What a crock. These are the people who have been preventing progress for many years. Now that they are bing forced by economics to cave, they are claiming ingenuity and determination?
Hey Stephen. I don’t think that’s what he’s saying. I think he sees it as the same challenge that you do. Those that meet the moment by being able to work together in those ways will be the ones who succeed. But that is in no way a given.
I’m watching all of this from an interesting position: former business exec now turned catalyst for change in a K-12 school. And I can’t think of much that modifies behavior more than an economic crisis that is so far-reaching and threatens so many institutions. What is the adage? Change or Die?
The survivors in this crisis, regardless of institution, are those that are smart, adaptable, collaborative (strategic partnerships are key), creative and leverage the new technology. This holds true for higher ed, and those of us helping guide K12 need to take note as well.
As for who gets credit for the ingenuity? Well, I could spend the rest of my life frustrated with doing the work and not getting the credit. (I’d be happy to share some stories of being a female corp/invest banker in the 80s and early 90s in a male-dominated culture.) At the end of the day, these school leaders will have to look to the evolved and evolving models that so many in this “chorus” have developed in order to shift. I doubt they can claim ingenuity and get the respect of the academy in this networked world without at least a bone to the rest of us. Whatever the case may be, my personal goal is to put my head down, do good work, share it freely, and hope it makes a difference.
Professors using email, students submitting their work online, and schools uploading videos of lectures online? That’s not any kind of technology revolution, that’s just applying digital tools to analog processes. Wake me up when the actual process is updated.
While I agree with Dave that using the Internet may not be revolutionary, the bigger picture is what will happen when everything is happening online. Open education resources mean that anyone with an Internet connection could have access to participate and collaborate. Web 2.0 is all about collaboration and an educational system that fosters collaboration through technology will undoubtedly change the processes. Using the technology has never been the same thing as embracing the technology, that is truly the next step.
To me, the argument is about culture and “place”. I see the word “system” used above and the word “classroom” too. Our present “system” is guided by the idea that “teachers” exist in “places”. All the rest of this discussion revolves around a challenge to that simple concept. How will learning be managed if we remove teachers and remove places and consider learning an “open” matter?
Will our culture allow the removal of “schools” from our communities? Will we be able to meld “virtual learning environments” and “classrooms” into places that support a managed learning environment? Do we need classrooms? Can teachers be anybody? Do learners NEED to be managed?

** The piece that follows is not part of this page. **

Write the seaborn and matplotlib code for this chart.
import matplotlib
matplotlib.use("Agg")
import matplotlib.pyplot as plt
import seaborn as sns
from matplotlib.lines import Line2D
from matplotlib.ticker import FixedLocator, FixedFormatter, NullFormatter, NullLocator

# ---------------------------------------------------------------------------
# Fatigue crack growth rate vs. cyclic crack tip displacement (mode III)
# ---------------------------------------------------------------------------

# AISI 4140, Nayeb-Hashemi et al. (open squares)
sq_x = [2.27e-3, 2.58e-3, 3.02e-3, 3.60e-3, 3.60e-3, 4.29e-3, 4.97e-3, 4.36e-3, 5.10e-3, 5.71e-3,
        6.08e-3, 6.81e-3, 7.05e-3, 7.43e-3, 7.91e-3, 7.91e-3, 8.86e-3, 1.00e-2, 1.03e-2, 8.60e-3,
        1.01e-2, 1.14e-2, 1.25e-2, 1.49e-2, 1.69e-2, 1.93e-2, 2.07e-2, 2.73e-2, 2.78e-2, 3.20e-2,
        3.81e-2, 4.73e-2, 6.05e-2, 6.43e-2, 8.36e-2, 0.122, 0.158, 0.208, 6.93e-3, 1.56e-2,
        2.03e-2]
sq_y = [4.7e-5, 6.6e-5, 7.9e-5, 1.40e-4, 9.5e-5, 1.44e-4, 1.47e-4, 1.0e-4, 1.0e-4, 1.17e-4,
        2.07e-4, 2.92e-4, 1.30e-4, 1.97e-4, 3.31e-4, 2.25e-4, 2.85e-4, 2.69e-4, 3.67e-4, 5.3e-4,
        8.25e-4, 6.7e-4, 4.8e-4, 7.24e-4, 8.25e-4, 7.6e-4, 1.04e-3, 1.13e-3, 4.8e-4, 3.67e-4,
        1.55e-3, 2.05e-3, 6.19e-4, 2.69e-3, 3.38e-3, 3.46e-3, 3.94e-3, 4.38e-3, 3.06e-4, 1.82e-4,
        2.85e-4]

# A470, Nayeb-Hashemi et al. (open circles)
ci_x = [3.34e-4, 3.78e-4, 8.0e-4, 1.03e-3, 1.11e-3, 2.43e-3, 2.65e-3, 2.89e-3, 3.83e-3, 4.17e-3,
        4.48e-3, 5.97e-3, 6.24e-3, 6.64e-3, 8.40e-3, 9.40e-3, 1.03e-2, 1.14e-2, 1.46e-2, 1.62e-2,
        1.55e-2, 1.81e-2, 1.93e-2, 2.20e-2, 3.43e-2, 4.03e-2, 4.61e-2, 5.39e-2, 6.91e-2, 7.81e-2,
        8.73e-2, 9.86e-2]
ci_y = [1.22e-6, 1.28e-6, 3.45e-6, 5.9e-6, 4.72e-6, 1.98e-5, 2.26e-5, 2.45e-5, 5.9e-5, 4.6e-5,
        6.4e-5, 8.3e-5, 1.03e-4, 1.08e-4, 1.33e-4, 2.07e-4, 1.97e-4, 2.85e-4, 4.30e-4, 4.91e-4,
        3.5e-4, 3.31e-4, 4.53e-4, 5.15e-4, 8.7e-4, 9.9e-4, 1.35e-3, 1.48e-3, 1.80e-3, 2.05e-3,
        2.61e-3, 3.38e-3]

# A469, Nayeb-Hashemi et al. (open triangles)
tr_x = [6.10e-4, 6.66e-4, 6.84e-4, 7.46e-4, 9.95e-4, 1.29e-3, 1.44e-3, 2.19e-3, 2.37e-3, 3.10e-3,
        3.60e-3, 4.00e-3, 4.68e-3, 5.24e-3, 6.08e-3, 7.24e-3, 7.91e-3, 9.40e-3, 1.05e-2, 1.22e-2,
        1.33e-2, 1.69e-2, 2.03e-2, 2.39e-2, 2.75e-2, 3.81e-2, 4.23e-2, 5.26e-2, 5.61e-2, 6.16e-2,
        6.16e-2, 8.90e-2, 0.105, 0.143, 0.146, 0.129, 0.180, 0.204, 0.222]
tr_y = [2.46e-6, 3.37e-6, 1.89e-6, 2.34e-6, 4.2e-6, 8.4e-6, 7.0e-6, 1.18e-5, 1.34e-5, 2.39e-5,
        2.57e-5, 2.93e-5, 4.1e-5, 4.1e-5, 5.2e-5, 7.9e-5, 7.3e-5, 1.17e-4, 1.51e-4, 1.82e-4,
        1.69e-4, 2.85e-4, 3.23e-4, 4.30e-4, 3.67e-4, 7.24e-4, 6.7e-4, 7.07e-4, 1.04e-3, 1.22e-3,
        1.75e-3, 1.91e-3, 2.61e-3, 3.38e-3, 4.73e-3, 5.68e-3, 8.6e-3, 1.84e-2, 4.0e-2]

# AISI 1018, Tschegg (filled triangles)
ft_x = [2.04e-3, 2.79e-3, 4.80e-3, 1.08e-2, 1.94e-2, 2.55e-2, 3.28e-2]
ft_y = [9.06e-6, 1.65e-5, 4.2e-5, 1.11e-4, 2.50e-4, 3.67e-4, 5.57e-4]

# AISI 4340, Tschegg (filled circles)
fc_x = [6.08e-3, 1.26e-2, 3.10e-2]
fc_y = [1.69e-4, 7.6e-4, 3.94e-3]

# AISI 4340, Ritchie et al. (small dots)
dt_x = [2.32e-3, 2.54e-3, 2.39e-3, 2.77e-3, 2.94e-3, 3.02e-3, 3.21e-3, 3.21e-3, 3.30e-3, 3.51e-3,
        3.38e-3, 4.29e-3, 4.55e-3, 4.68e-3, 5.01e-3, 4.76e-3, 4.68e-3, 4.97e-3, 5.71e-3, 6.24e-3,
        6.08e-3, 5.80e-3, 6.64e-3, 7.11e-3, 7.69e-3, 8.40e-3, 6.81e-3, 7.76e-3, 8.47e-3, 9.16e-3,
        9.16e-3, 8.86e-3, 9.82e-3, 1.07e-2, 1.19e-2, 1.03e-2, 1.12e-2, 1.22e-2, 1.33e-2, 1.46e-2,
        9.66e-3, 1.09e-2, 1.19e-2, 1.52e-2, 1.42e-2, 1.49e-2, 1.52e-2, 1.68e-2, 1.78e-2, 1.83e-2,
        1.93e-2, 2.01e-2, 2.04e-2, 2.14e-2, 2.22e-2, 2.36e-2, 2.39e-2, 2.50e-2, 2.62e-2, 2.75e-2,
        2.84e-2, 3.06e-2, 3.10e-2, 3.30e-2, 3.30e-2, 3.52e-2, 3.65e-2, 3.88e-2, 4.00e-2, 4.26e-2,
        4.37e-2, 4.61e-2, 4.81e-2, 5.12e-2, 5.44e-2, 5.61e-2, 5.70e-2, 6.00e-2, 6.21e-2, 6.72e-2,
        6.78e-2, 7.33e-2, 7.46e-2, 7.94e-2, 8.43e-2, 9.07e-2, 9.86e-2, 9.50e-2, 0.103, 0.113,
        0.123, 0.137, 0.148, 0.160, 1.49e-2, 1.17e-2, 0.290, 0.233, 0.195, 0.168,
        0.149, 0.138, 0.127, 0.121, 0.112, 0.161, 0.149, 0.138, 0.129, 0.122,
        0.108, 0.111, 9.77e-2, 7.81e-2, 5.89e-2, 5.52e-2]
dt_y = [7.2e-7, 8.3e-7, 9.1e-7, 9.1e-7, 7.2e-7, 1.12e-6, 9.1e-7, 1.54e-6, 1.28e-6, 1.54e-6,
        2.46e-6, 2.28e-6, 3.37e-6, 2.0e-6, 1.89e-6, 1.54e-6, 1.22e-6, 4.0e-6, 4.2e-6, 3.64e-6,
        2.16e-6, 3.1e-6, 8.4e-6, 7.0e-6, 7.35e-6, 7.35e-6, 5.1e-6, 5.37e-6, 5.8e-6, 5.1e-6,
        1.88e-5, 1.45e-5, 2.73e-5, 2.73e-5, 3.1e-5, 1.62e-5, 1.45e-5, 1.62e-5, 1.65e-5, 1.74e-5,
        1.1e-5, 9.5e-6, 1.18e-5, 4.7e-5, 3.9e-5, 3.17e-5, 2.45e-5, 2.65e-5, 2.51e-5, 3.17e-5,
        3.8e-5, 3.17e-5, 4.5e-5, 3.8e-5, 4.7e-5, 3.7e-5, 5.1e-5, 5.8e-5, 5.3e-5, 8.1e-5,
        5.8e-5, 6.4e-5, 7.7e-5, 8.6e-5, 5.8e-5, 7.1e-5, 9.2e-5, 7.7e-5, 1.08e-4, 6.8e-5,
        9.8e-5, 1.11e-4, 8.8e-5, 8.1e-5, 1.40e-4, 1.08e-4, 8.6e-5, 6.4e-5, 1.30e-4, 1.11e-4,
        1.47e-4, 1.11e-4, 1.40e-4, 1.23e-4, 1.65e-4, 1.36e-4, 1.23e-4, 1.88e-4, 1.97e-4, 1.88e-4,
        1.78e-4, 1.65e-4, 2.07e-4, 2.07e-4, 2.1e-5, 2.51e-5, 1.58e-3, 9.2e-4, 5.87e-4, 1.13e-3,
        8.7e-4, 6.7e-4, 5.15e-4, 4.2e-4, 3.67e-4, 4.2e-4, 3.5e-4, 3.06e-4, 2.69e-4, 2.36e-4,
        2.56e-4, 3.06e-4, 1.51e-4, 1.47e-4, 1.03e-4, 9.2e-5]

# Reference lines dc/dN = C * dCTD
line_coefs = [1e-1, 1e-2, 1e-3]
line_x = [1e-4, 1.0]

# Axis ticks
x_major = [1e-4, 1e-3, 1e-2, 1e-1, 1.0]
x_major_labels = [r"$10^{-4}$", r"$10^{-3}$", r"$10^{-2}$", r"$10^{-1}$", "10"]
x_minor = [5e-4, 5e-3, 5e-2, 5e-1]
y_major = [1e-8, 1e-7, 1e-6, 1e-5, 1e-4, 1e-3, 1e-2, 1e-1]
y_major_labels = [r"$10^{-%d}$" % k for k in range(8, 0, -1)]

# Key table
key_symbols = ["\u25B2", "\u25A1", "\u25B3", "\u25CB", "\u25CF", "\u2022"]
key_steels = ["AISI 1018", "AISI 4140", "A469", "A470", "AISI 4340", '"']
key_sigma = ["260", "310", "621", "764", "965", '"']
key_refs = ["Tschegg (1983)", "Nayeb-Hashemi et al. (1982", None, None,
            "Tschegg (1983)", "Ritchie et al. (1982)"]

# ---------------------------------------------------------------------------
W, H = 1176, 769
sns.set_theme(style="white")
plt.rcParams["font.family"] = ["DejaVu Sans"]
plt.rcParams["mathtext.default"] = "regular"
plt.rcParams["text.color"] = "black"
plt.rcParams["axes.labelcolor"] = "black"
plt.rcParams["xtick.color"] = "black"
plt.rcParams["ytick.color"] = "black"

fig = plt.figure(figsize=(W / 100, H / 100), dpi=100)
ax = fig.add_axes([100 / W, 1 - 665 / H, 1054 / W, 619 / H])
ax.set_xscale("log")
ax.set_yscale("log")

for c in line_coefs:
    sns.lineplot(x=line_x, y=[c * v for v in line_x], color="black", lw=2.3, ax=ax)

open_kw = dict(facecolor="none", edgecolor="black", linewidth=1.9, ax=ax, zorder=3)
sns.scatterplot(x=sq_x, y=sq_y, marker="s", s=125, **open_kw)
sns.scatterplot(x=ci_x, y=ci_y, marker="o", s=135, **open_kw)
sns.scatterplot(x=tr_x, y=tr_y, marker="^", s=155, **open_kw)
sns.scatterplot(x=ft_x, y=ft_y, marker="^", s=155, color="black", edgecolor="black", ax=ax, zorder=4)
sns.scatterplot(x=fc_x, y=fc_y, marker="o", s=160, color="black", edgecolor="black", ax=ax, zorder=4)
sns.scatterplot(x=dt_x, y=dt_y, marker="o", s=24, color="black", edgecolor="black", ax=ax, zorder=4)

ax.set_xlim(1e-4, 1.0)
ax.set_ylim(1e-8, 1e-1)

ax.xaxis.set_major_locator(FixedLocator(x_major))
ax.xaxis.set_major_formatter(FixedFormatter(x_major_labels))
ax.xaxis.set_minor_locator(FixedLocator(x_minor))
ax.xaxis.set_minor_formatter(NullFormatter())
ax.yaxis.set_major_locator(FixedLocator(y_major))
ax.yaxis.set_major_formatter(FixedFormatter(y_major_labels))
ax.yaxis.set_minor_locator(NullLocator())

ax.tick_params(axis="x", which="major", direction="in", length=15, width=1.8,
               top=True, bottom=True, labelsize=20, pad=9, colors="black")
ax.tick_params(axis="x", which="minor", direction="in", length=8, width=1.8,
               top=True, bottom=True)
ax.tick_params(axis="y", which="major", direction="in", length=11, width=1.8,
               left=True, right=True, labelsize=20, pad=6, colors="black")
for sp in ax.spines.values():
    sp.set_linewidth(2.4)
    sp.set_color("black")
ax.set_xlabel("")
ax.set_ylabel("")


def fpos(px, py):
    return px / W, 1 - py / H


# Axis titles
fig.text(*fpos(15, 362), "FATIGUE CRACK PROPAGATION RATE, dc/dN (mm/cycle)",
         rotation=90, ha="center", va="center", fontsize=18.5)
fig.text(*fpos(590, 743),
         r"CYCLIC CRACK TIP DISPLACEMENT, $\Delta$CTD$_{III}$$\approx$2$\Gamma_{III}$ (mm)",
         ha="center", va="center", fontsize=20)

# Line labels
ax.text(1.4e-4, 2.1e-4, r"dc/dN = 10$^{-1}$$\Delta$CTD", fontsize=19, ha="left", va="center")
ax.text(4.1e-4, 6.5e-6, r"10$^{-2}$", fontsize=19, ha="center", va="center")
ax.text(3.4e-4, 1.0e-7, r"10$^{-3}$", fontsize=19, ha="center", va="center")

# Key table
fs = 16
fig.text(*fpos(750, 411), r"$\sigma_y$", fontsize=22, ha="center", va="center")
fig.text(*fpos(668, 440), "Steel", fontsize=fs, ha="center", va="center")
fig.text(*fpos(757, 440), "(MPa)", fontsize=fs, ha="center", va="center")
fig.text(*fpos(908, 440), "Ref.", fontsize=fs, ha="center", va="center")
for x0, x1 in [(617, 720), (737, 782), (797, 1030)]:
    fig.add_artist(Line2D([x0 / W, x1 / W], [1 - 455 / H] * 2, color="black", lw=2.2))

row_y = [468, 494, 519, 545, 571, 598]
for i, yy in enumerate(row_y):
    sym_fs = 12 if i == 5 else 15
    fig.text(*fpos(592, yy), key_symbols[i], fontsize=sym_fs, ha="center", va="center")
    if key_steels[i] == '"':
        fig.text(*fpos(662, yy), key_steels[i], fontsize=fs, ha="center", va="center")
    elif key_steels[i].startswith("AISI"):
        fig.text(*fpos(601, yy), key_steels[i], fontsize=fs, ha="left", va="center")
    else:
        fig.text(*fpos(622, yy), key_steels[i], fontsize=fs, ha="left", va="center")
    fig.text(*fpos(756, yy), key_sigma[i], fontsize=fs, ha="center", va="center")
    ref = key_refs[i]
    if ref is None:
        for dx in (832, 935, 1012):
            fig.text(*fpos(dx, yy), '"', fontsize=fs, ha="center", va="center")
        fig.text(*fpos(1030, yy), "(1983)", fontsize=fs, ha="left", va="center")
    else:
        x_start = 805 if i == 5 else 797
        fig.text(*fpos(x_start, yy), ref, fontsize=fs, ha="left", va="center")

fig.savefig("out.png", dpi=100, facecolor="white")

For how long (at what age?).
The concepts reach far deeper into our culture, wherein the universtity classroom is still a “sacred place” ( – 10 years go!)
The comments are equally as interesting as the article and they display a wide variety of thinking about instruction. A professor who knows that students are im-ing and shopping during his/her class clearly isn’t making any pedagogical changes in his classroom based on the needs of the students.
Interestingly, a local community college here advertised for an instructional technology specialist. What a great idea.